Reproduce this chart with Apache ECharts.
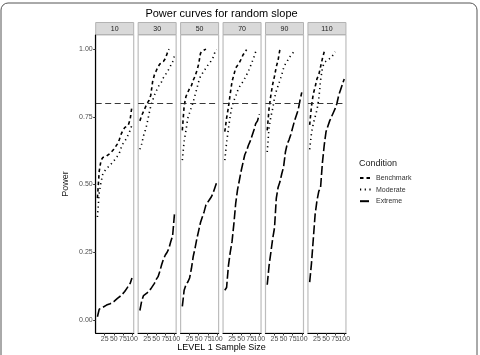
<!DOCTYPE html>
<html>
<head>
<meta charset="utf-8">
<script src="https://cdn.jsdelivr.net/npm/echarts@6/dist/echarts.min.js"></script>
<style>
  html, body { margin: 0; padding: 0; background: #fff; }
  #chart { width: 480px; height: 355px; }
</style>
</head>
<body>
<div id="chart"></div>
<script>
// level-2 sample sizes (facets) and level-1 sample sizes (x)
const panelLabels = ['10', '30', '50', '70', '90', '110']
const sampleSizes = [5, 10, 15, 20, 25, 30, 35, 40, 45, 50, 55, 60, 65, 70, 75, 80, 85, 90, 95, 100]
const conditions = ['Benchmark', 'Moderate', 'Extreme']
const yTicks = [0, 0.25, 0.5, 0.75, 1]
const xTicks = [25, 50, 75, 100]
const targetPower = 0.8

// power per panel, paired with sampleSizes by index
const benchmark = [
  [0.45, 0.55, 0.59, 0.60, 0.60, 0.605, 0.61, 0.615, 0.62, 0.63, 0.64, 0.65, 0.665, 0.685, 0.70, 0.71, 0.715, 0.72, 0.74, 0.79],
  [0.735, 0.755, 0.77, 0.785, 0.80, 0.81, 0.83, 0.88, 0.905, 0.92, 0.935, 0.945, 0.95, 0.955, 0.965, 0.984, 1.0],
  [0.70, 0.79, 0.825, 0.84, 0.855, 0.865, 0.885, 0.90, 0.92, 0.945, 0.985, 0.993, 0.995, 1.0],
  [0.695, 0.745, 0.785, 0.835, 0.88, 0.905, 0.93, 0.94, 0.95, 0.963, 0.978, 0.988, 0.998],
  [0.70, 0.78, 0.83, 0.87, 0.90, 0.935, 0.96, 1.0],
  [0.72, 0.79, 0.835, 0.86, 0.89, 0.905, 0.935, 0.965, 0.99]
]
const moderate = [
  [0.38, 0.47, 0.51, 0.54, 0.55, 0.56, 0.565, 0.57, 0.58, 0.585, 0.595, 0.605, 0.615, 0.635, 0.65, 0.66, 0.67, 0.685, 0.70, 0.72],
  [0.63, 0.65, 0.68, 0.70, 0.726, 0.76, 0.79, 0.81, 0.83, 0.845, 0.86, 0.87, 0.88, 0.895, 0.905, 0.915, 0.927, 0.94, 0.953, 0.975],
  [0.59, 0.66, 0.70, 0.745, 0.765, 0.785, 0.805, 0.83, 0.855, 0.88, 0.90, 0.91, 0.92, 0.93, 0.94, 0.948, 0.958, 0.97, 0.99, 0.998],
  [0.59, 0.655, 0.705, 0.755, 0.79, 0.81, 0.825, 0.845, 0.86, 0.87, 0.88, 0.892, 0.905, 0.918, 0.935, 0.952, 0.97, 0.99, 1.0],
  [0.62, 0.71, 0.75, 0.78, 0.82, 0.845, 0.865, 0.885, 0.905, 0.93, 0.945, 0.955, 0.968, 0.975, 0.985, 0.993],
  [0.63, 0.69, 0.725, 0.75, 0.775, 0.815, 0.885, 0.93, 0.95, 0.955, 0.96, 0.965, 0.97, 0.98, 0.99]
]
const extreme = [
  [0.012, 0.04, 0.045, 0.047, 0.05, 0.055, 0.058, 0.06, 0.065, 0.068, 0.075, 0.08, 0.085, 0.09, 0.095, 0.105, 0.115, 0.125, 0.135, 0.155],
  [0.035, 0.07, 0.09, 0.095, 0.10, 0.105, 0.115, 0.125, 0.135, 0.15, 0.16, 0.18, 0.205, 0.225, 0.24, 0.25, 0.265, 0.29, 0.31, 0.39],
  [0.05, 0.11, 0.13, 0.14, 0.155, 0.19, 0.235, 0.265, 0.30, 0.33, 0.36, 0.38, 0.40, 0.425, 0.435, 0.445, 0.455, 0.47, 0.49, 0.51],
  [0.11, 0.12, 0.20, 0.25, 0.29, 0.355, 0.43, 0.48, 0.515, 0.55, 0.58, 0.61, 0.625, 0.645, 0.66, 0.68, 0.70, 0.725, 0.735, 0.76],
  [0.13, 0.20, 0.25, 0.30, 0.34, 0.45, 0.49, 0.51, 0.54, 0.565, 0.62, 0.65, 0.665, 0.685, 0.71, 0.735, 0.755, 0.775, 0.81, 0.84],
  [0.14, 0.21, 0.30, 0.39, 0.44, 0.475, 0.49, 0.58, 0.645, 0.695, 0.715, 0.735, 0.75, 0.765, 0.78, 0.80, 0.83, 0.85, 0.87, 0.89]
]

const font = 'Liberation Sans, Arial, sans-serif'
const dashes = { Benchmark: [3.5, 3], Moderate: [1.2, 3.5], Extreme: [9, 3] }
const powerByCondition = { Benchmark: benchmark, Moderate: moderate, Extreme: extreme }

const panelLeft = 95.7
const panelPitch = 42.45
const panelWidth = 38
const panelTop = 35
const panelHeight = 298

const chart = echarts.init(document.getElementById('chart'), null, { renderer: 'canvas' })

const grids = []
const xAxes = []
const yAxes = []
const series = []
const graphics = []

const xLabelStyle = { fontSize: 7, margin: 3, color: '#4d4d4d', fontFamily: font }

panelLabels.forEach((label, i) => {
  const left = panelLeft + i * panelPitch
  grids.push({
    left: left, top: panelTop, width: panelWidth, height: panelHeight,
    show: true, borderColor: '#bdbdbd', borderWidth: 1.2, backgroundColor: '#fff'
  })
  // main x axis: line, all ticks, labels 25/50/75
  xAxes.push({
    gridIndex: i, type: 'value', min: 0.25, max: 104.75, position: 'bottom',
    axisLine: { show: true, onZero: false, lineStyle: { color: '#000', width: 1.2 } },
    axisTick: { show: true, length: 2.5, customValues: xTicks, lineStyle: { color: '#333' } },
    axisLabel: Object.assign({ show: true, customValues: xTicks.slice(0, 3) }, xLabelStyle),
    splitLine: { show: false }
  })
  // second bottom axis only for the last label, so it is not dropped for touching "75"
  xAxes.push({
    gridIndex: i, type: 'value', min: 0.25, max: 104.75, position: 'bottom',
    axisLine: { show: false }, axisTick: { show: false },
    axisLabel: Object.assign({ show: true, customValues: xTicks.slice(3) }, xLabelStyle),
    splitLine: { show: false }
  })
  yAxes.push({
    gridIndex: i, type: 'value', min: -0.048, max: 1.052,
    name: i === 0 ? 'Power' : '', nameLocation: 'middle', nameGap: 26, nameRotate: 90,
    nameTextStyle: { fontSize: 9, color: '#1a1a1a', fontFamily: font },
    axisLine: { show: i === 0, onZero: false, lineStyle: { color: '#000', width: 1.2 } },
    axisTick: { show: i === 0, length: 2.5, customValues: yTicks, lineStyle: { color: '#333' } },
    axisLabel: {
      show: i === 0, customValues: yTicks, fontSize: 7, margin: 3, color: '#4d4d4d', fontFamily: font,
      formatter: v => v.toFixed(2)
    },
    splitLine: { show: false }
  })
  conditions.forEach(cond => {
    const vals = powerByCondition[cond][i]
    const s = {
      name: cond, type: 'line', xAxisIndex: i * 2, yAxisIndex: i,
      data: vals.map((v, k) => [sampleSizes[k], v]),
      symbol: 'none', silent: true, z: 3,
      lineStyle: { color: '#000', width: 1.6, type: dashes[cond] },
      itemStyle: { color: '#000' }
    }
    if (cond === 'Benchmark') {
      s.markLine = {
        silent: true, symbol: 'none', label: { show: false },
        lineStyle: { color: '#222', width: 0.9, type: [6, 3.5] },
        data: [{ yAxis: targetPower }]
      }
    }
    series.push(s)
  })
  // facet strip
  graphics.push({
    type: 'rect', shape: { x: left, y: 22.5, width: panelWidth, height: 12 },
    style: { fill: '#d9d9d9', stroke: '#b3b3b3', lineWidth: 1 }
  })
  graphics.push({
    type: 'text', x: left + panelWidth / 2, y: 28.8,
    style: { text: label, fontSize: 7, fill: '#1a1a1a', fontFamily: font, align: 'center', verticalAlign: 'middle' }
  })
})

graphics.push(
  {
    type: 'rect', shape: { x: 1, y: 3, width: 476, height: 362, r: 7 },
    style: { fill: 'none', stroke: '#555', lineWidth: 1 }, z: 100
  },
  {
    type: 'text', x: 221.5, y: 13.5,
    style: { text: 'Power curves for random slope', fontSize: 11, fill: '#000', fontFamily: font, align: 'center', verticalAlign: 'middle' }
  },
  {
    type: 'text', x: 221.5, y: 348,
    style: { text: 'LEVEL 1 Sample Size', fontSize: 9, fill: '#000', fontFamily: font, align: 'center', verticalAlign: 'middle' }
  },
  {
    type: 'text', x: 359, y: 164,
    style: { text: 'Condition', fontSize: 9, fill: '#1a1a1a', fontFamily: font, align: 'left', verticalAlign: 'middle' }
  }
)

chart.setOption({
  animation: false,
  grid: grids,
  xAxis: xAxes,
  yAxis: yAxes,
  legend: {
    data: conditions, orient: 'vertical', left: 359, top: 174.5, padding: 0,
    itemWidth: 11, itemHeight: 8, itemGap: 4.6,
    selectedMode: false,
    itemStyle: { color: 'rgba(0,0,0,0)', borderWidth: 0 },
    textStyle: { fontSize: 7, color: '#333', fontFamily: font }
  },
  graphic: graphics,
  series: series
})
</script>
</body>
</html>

---

Problem to work on: Give the number of lines containing the word "with". No other answer is needed.

Solution below: 2